- _Given information_
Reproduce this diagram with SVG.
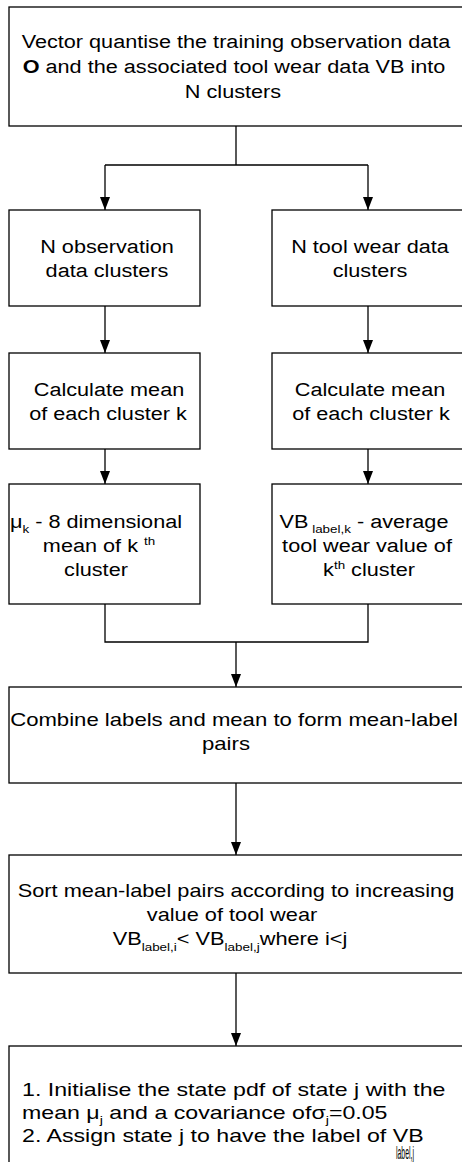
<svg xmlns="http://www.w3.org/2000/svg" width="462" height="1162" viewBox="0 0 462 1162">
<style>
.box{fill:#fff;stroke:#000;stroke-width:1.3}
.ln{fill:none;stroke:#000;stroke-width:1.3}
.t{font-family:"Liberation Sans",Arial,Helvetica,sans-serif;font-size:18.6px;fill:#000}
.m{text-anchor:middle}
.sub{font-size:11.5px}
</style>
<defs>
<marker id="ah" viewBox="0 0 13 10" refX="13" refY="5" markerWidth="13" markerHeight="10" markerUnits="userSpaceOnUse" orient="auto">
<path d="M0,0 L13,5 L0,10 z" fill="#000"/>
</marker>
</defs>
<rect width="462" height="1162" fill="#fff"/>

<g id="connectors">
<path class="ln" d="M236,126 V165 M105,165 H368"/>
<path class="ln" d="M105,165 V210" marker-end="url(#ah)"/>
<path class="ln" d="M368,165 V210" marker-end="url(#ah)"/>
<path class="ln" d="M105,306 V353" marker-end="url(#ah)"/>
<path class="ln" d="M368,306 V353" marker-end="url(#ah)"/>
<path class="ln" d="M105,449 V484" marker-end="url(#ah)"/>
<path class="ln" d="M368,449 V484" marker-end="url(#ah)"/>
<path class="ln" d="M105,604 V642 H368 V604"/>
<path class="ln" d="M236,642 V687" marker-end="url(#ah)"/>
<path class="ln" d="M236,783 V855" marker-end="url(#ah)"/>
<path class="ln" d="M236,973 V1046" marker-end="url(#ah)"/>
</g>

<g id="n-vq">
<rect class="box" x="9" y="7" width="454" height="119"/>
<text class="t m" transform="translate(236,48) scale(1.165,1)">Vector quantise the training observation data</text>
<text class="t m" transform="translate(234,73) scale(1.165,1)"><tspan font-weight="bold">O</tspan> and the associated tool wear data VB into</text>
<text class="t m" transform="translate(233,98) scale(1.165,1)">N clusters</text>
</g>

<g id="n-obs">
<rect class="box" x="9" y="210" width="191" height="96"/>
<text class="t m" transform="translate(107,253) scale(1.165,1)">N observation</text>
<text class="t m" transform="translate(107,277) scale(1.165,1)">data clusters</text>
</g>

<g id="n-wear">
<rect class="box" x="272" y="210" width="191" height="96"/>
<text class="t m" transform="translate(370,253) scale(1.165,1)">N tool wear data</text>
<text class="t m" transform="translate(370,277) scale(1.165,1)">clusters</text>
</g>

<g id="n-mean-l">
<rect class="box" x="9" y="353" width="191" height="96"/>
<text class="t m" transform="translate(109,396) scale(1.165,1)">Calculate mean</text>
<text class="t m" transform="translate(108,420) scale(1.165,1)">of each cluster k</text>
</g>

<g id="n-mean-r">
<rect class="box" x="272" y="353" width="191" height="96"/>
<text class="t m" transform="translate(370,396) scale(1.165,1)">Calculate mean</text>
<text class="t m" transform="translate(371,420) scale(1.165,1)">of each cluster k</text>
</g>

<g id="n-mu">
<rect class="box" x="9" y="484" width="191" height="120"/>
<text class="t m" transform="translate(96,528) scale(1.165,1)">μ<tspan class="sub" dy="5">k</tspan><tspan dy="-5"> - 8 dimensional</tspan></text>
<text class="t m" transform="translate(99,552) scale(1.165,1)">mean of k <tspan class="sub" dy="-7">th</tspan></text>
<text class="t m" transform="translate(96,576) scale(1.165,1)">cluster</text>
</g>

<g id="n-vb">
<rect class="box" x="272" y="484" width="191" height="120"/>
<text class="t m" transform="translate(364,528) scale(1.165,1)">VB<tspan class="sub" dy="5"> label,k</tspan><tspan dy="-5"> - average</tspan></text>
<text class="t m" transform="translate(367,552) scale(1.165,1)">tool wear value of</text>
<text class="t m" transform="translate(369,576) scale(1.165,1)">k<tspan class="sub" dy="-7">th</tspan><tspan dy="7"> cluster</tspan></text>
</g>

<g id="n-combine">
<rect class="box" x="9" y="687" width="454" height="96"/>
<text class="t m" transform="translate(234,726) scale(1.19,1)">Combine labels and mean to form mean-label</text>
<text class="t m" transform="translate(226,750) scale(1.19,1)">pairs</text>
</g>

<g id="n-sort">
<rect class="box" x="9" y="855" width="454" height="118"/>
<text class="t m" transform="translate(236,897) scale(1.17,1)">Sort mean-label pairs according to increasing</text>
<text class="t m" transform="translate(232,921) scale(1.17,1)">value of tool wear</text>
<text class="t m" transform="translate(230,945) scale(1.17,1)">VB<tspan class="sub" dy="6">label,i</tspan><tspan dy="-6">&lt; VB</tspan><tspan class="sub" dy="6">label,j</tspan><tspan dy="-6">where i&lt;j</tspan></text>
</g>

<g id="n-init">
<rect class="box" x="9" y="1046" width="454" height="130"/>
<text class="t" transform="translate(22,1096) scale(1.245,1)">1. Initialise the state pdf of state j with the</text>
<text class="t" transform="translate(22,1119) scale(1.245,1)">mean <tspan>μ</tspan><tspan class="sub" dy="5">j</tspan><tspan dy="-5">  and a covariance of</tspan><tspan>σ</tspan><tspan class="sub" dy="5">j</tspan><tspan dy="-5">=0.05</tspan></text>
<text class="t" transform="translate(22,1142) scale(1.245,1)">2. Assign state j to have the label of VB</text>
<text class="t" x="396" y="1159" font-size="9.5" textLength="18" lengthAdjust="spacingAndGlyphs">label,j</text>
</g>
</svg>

- _The exercise_
Without including any pictures, reproduce the listing exactly.

- _Answer to the exercise_
Reproduce this diagram with SVG.
<svg xmlns="http://www.w3.org/2000/svg" width="462" height="1162" viewBox="0 0 462 1162">
<style>
.box{fill:#fff;stroke:#000;stroke-width:1.3}
.ln{fill:none;stroke:#000;stroke-width:1.3}
.t{font-family:"Liberation Sans",Arial,Helvetica,sans-serif;font-size:18.6px;fill:#000}
.m{text-anchor:middle}
.sub{font-size:11.5px}
</style>
<defs>
<marker id="ah" viewBox="0 0 13 10" refX="13" refY="5" markerWidth="13" markerHeight="10" markerUnits="userSpaceOnUse" orient="auto">
<path d="M0,0 L13,5 L0,10 z" fill="#000"/>
</marker>
</defs>
<rect width="462" height="1162" fill="#fff"/>

<g id="connectors">
<path class="ln" d="M236,126 V165 M105,165 H368"/>
<path class="ln" d="M105,165 V210" marker-end="url(#ah)"/>
<path class="ln" d="M368,165 V210" marker-end="url(#ah)"/>
<path class="ln" d="M105,306 V353" marker-end="url(#ah)"/>
<path class="ln" d="M368,306 V353" marker-end="url(#ah)"/>
<path class="ln" d="M105,449 V484" marker-end="url(#ah)"/>
<path class="ln" d="M368,449 V484" marker-end="url(#ah)"/>
<path class="ln" d="M105,604 V642 H368 V604"/>
<path class="ln" d="M236,642 V687" marker-end="url(#ah)"/>
<path class="ln" d="M236,783 V855" marker-end="url(#ah)"/>
<path class="ln" d="M236,973 V1046" marker-end="url(#ah)"/>
</g>

<g id="n-vq">
<rect class="box" x="9" y="7" width="454" height="119"/>
<text class="t m" transform="translate(236,48) scale(1.165,1)">Vector quantise the training observation data</text>
<text class="t m" transform="translate(234,73) scale(1.165,1)"><tspan font-weight="bold">O</tspan> and the associated tool wear data VB into</text>
<text class="t m" transform="translate(233,98) scale(1.165,1)">N clusters</text>
</g>

<g id="n-obs">
<rect class="box" x="9" y="210" width="191" height="96"/>
<text class="t m" transform="translate(107,253) scale(1.165,1)">N observation</text>
<text class="t m" transform="translate(107,277) scale(1.165,1)">data clusters</text>
</g>

<g id="n-wear">
<rect class="box" x="272" y="210" width="191" height="96"/>
<text class="t m" transform="translate(370,253) scale(1.165,1)">N tool wear data</text>
<text class="t m" transform="translate(370,277) scale(1.165,1)">clusters</text>
</g>

<g id="n-mean-l">
<rect class="box" x="9" y="353" width="191" height="96"/>
<text class="t m" transform="translate(109,396) scale(1.165,1)">Calculate mean</text>
<text class="t m" transform="translate(108,420) scale(1.165,1)">of each cluster k</text>
</g>

<g id="n-mean-r">
<rect class="box" x="272" y="353" width="191" height="96"/>
<text class="t m" transform="translate(370,396) scale(1.165,1)">Calculate mean</text>
<text class="t m" transform="translate(371,420) scale(1.165,1)">of each cluster k</text>
</g>

<g id="n-mu">
<rect class="box" x="9" y="484" width="191" height="120"/>
<text class="t m" transform="translate(96,528) scale(1.165,1)">μ<tspan class="sub" dy="5">k</tspan><tspan dy="-5"> - 8 dimensional</tspan></text>
<text class="t m" transform="translate(99,552) scale(1.165,1)">mean of k <tspan class="sub" dy="-7">th</tspan></text>
<text class="t m" transform="translate(96,576) scale(1.165,1)">cluster</text>
</g>

<g id="n-vb">
<rect class="box" x="272" y="484" width="191" height="120"/>
<text class="t m" transform="translate(364,528) scale(1.165,1)">VB<tspan class="sub" dy="5"> label,k</tspan><tspan dy="-5"> - average</tspan></text>
<text class="t m" transform="translate(367,552) scale(1.165,1)">tool wear value of</text>
<text class="t m" transform="translate(369,576) scale(1.165,1)">k<tspan class="sub" dy="-7">th</tspan><tspan dy="7"> cluster</tspan></text>
</g>

<g id="n-combine">
<rect class="box" x="9" y="687" width="454" height="96"/>
<text class="t m" transform="translate(234,726) scale(1.19,1)">Combine labels and mean to form mean-label</text>
<text class="t m" transform="translate(226,750) scale(1.19,1)">pairs</text>
</g>

<g id="n-sort">
<rect class="box" x="9" y="855" width="454" height="118"/>
<text class="t m" transform="translate(236,897) scale(1.17,1)">Sort mean-label pairs according to increasing</text>
<text class="t m" transform="translate(232,921) scale(1.17,1)">value of tool wear</text>
<text class="t m" transform="translate(230,945) scale(1.17,1)">VB<tspan class="sub" dy="6">label,i</tspan><tspan dy="-6">&lt; VB</tspan><tspan class="sub" dy="6">label,j</tspan><tspan dy="-6">where i&lt;j</tspan></text>
</g>

<g id="n-init">
<rect class="box" x="9" y="1046" width="454" height="130"/>
<text class="t" transform="translate(22,1096) scale(1.245,1)">1. Initialise the state pdf of state j with the</text>
<text class="t" transform="translate(22,1119) scale(1.245,1)">mean <tspan>μ</tspan><tspan class="sub" dy="5">j</tspan><tspan dy="-5">  and a covariance of</tspan><tspan>σ</tspan><tspan class="sub" dy="5">j</tspan><tspan dy="-5">=0.05</tspan></text>
<text class="t" transform="translate(22,1142) scale(1.245,1)">2. Assign state j to have the label of VB</text>
<text class="t" x="396" y="1159" font-size="9.5" textLength="18" lengthAdjust="spacingAndGlyphs">label,j</text>
</g>
</svg>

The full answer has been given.